Analilia Nunez Murillo: Turn Around Student
KC grad went from chronic truant to All-A Student
Analilia Nunez Murillo has a shy giggle.
She giggles when she talks about middle school — and all that time she spent skipping classes. “Like everyone knew I was always in the hallways,” she said.
She giggles about her freshman year, when she was still “acting up.”
And, she giggles when she shyly says something happened in the summer before her sophomore year.
“I realized that your education is really important, “she said. “I got it together.”
She did get it together. So much so that she set an ambitious goal for herself the summer before her senior year: All A’s for her last year of high school. “I accomplished my goals. That’s better than I’ve ever done,” she said with a giggle. “I’m really happy about that.”
Murillo, 19, graduated from Kalamazoo Central High School in June. In the fall, she plans to attend Western Michigan University, where she’d like to major in business.
Murillo lives in Kalamazoo with her parents Sonia and Antonio Nunez. She has an older sister Sara, 20, who attends WMU; a sister Maria, 17, who is a junior at K-Central; a brother Jesus, 14, who is a freshman at Central; and a brother Antonio Jr., 8, who attends Edison Environmental Science Academy.
Murillo is not sure what happened in middle school. She just knows that she and her friends were always hanging out in the hallways, and by that time some people were already doubting whether she’d graduate from middle school. The behavior persisted into her freshman year at Central.
“My parents were really upset,” she said. “They didn’t know why I was acting like that. My parents said I need to change it around. That it was unacceptable. You can’t be acting like that. I realized they were saying the truth. I realized I had to change everything.”
Sometimes friends still tempted her to return to old habits, tried to get her to skip class. “I’d say, ‘No. I have to go to class. I’ve changed. That’s not me anymore. I’m a new person,’” Murillo said. “Sometimes I was pushing my friends, setting an example for them so they could do the same things I did, like go to class.”
She said Kalamazoo Central Dean of Students Angelita Aguilar-Nivala, who retired at the end of the school year, was also a huge supporter.
“She kept me on track and was always there for me.”
“Analilia started off high school as a student who wasn’t quite focused and unclear of her goals, but she was open to advice and guidance,” Aguilar-Nivala said. “Once Analilia decided she was going to attend a university in the fall of 2017, she was persistent, dedicated, and driven. Her effort and work ethic are admirable.”

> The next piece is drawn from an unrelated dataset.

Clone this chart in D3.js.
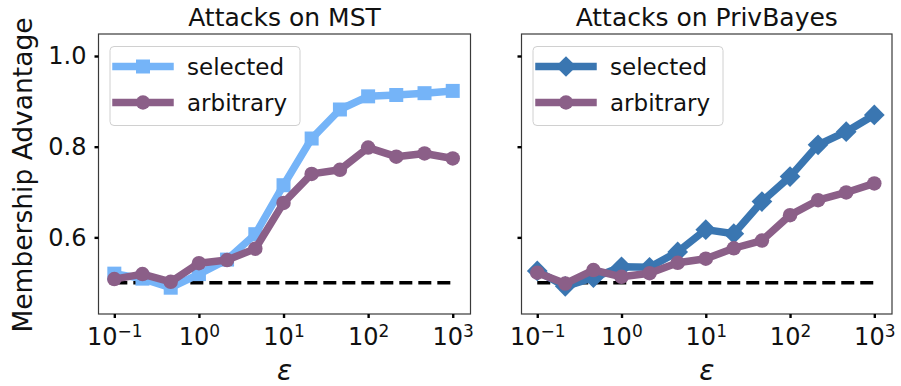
<!DOCTYPE html>
<html>
<head>
<meta charset="utf-8">
<script src="https://cdn.jsdelivr.net/npm/d3@7"></script>
<style>
  html, body { margin: 0; padding: 0; background: #fff; }
  svg { display: block; font-family: "DejaVu Sans", sans-serif; }
</style>
</head>
<body>
<svg id="chart" width="901" height="386"></svg>
<script>
// ---------------- data ----------------
const epsilon = [0.1, 0.215, 0.464, 1, 2.15, 4.64, 10, 21.5, 46.4, 100, 215, 464, 1000];
const mstSelected  = [0.520, 0.509, 0.489, 0.519, 0.551, 0.607, 0.715, 0.818, 0.882, 0.911, 0.914, 0.918, 0.923];
const mstArbitrary = [0.508, 0.519, 0.502, 0.543, 0.550, 0.575, 0.676, 0.740, 0.749, 0.798, 0.778, 0.785, 0.774];
const pbSelected   = [0.526, 0.492, 0.511, 0.535, 0.534, 0.568, 0.617, 0.608, 0.679, 0.734, 0.804, 0.833, 0.870];
const pbArbitrary  = [0.522, 0.498, 0.528, 0.513, 0.521, 0.544, 0.553, 0.576, 0.593, 0.649, 0.682, 0.699, 0.719];
const baselineValue = 0.5;
const xTickValues = [0.1, 1, 10, 100, 1000];
const xTickExponents = ["−1", "0", "1", "2", "3"];
const yTickValues = [0.6, 0.8, 1.0];
const panelTitles = ["Attacks on MST", "Attacks on PrivBayes"];
const seriesNames = ["selected", "arbitrary"];
const yAxisTitle = "Membership Advantage";
const xAxisTitle = "ε";

// ---------------- layout / style ----------------
const colors = { mstSel: "#75b4f8", pbSel: "#3a76b1", arb: "#8b5f88" };
const plotTop = 34, plotBottom = 314;
const panels = [
  { title: panelTitles[0], left: 98.5, right: 470.5, sel: mstSelected, arb: mstArbitrary,
    selColor: colors.mstSel, selMarker: "square", yLabels: true, legendX: 110 },
  { title: panelTitles[1], left: 521.5, right: 892, sel: pbSelected, arb: pbArbitrary,
    selColor: colors.pbSel, selMarker: "diamond", yLabels: false, legendX: 533 }
];

const svg = d3.select("#chart");
const y = d3.scaleLinear().domain([0.431, 1.0485]).range([plotBottom, plotTop]);

function markerPath(kind) {
  if (kind === "square") return d3.symbol(d3.symbolSquare, 196)();
  if (kind === "diamond") return d3.symbol(d3.symbolSquare, 215)();
  return d3.symbol(d3.symbolCircle, 165)();
}
function markerTransform(kind, px, py) {
  return kind === "diamond" ? `translate(${px},${py}) rotate(45)` : `translate(${px},${py})`;
}

panels.forEach(p => {
  const x = d3.scaleLog().domain([Math.pow(10, -1.187), Math.pow(10, 3.21)]).range([p.left, p.right]);
  const g = svg.append("g");

  // frame
  g.append("rect").attr("x", p.left).attr("y", plotTop)
    .attr("width", p.right - p.left).attr("height", plotBottom - plotTop)
    .attr("fill", "none").attr("stroke", "#3a3a3a").attr("stroke-width", 1.2);

  // x axis
  const xa = g.append("g").attr("transform", `translate(0,${plotBottom})`)
    .call(d3.axisBottom(x).tickValues(xTickValues).tickSize(4).tickPadding(10).tickFormat(""));
  xa.select(".domain").remove();
  xa.selectAll(".tick line").attr("stroke", "#000").attr("stroke-width", 2.4);
  xa.selectAll(".tick text").each(function(d, i) {
    const t = d3.select(this).attr("fill", "#111").attr("font-size", 24).attr("dy", "0.72em")
      .attr("font-family", "DejaVu Sans, sans-serif");
    t.text("");
    t.append("tspan").text("10");
    t.append("tspan").attr("font-size", 17).attr("dy", -8).text(xTickExponents[i]);
  });

  // y axis
  const ya = g.append("g").attr("transform", `translate(${p.left},0)`)
    .call(d3.axisLeft(y).tickValues(yTickValues).tickSize(4).tickPadding(8)
      .tickFormat(p.yLabels ? d3.format(".1f") : ""));
  ya.select(".domain").remove();
  ya.selectAll(".tick line").attr("stroke", "#000").attr("stroke-width", 2.4);
  ya.selectAll(".tick text").attr("fill", "#111").attr("font-size", 24)
    .attr("font-family", "DejaVu Sans, sans-serif");

  // title
  g.append("text").attr("x", (p.left + p.right) / 2).attr("y", 26)
    .attr("text-anchor", "middle").attr("font-size", 25).attr("fill", "#111").text(p.title);

  // x label
  g.append("text").attr("x", (p.left + p.right) / 2).attr("y", 380)
    .attr("text-anchor", "middle").attr("font-size", 28).attr("font-style", "italic")
    .attr("fill", "#111").text(xAxisTitle);

  // baseline dashed
  g.append("line").attr("x1", x(epsilon[0])).attr("x2", x(epsilon[epsilon.length - 1]))
    .attr("y1", y(baselineValue)).attr("y2", y(baselineValue))
    .attr("stroke", "#000").attr("stroke-width", 3.5).attr("stroke-dasharray", "13,6");

  const line = d3.line().x(d => x(d[0])).y(d => y(d[1]));
  const series = [
    { vals: p.sel, color: p.selColor, marker: p.selMarker },
    { vals: p.arb, color: colors.arb, marker: "circle" }
  ];
  series.forEach(s => {
    const pts = epsilon.map((e, i) => [e, s.vals[i]]);
    g.append("path").attr("d", line(pts)).attr("fill", "none")
      .attr("stroke", s.color).attr("stroke-width", 7.5)
      .attr("stroke-linejoin", "round");
    g.selectAll(null).data(pts).enter().append("path")
      .attr("d", markerPath(s.marker))
      .attr("transform", d => markerTransform(s.marker, x(d[0]), y(d[1])))
      .attr("fill", s.color);
  });

  // legend
  const lg = g.append("g");
  lg.append("rect").attr("x", p.legendX).attr("y", 46.5).attr("width", 190).attr("height", 79)
    .attr("rx", 4).attr("fill", "#fff").attr("fill-opacity", 0.8)
    .attr("stroke", "#d0d0d0").attr("stroke-width", 1);
  series.forEach((s, i) => {
    const ly = 66.5 + i * 36;
    const lx0 = p.legendX + 6, lx1 = p.legendX + 60;
    lg.append("line").attr("x1", lx0).attr("x2", lx1).attr("y1", ly).attr("y2", ly)
      .attr("stroke", s.color).attr("stroke-width", 7.5).attr("stroke-linecap", "square");
    lg.append("path").attr("d", markerPath(s.marker))
      .attr("transform", markerTransform(s.marker, (lx0 + lx1) / 2, ly)).attr("fill", s.color);
    lg.append("text").attr("x", p.legendX + 77).attr("y", ly + 8.5)
      .attr("font-size", 23).attr("fill", "#111").text(seriesNames[i]);
  });
});

// y axis title
svg.append("text").attr("transform", "translate(32,175) rotate(-90)")
  .attr("text-anchor", "middle").attr("font-size", 26.5).attr("fill", "#111").text(yAxisTitle);
</script>
</body>
</html>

In addition to spending more time studying, Murillo has been a reading buddy for students at Parkwood-Upjohn Elementary School; volunteers at her church, where she helps Sunday school teachers and packs lunches for the homeless; and has been a member of the bilingual club, which helps organize the annual celebration honoring the life of labor activist Cesar Chavez.
“At this year’s Cesar Chavez march, I went up and read a poem about him and gave a speech,” she said. “I told the students, it doesn’t matter how hard your struggles are, you should always face them and be proud of yourself because of what you accomplish. Don’t let anyone bring you down. Always reach for your goals.”